For it was already one hell of a sobering song, putting it to play is a lot more distressing. The last act was soulful and intense. After 20 years, the boys came over to pay their last respect to Joy. It was the boys’ graduation when they last met and didn’t communicate thereafter. Full of regrets, what ifs and repentance. Sadly, Joy will no longer hear them.
Coping up with the cruelties and struggles that this world brings, we tend to overlooked those who have been with us from the beginning. As we aged, we conquer our own battle. We wasted our time dwelling over material things, fame and success. Consequently, it allowed us to neglect our families and friends, the core who unceasingly supported us. When they depart, regardless of the amount of time that we spent with them, we still wished we had more time. Imagine how painful it will be for someone who failed to do so. Life indeed is short. So this I have to say, make time for friendships and relationships. Don’t wait till its too late.

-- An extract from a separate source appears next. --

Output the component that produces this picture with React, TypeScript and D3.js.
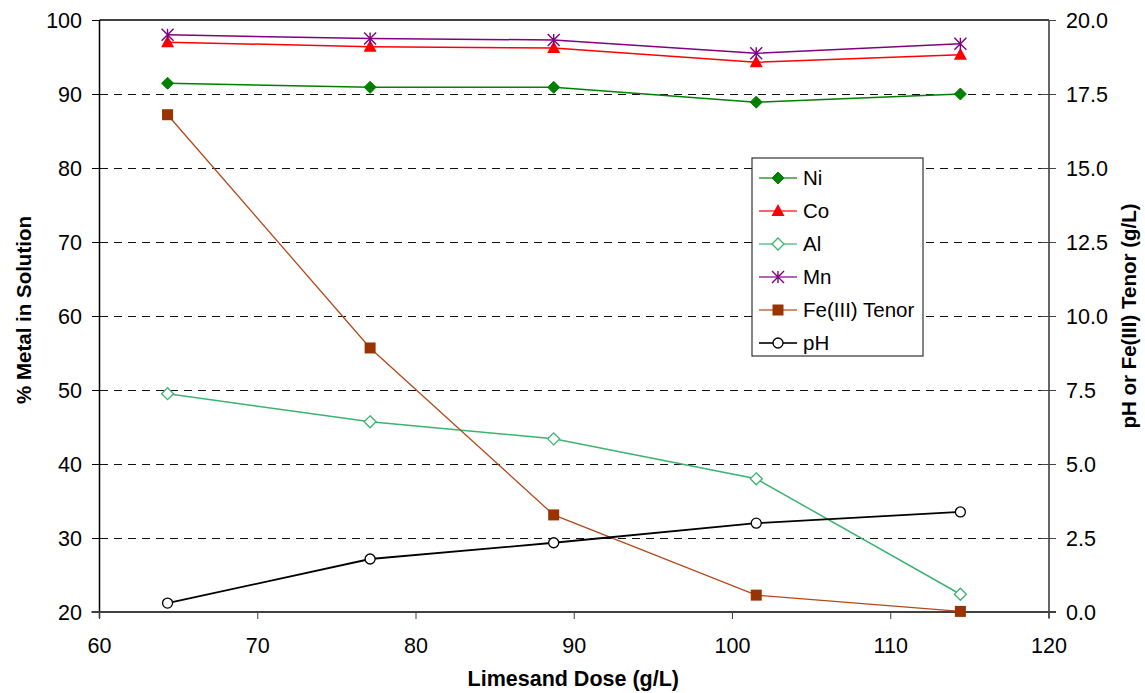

Dance with them as if it will be the last.
It was 4th of November 2017 when I came by to see you. Before I get to your place, I decided to pass by a store to buy you flowers. I realized I have never done that since you left. With just a few minutes, I will get to see you again. On our way to finding your place, a familiar feeling that I forgot existed suddenly came over me. I tried to ignore it and kept myself composed. Then I saw you, in the same place where we left you. I walked towards you while dragging my feet along the ground. I got fidgety, shaky. I handed over the flowers and stared at you. “Hi Mommy ‘La, I miss you”, I said. In my head, a lot of things I wanted to tell you. It was supposed to be a happy one-sided conversation. I want to tell you that we’re doing fine, I want to update you on what I’m up to. But none of them came out. Instead, all I could ever think of is how much I miss you.
Tears started flowing. I cried like it was just yesterday when you left us. The feeling that I had been containing abruptly took over me. I struggled to talk, words won’t come out. It has been 18 years and still the pain lingers just the same. Too many what-ifs, so many times I longed for your presence – my sister’s wedding, your great grandson’s birth, our birthdays, our graduations, every New Year. How I needed your comfort when I was down. How I wished I could get the chance to travel with you. But all those were just wishful thinking. The least I can do is to ask you to visit me again in my dreams. It has been years since the last time you did. You used to talk to me in my dreams, whenever I’m troubled or to simply tell me you’re happy for me. Probably, those were just my illusions, but I will give up anything to experience it again.
At that moment, my mom hugged me. I looked at her and realized how much harder it was for my mom than on me. She lost her mother. She became a parent without her parents guiding her. But she pulled through, because you are in her, YOU are HER. Yes, I lost you but the empty space you left were filled greatly by my mom. From that thought, I found comfort.
Just like the song goes, “You were an angel in the shape of my mum, You got to see the person I have become. Spread your wings and I know. That when God took you back, He said “Hallelujah, you’re home”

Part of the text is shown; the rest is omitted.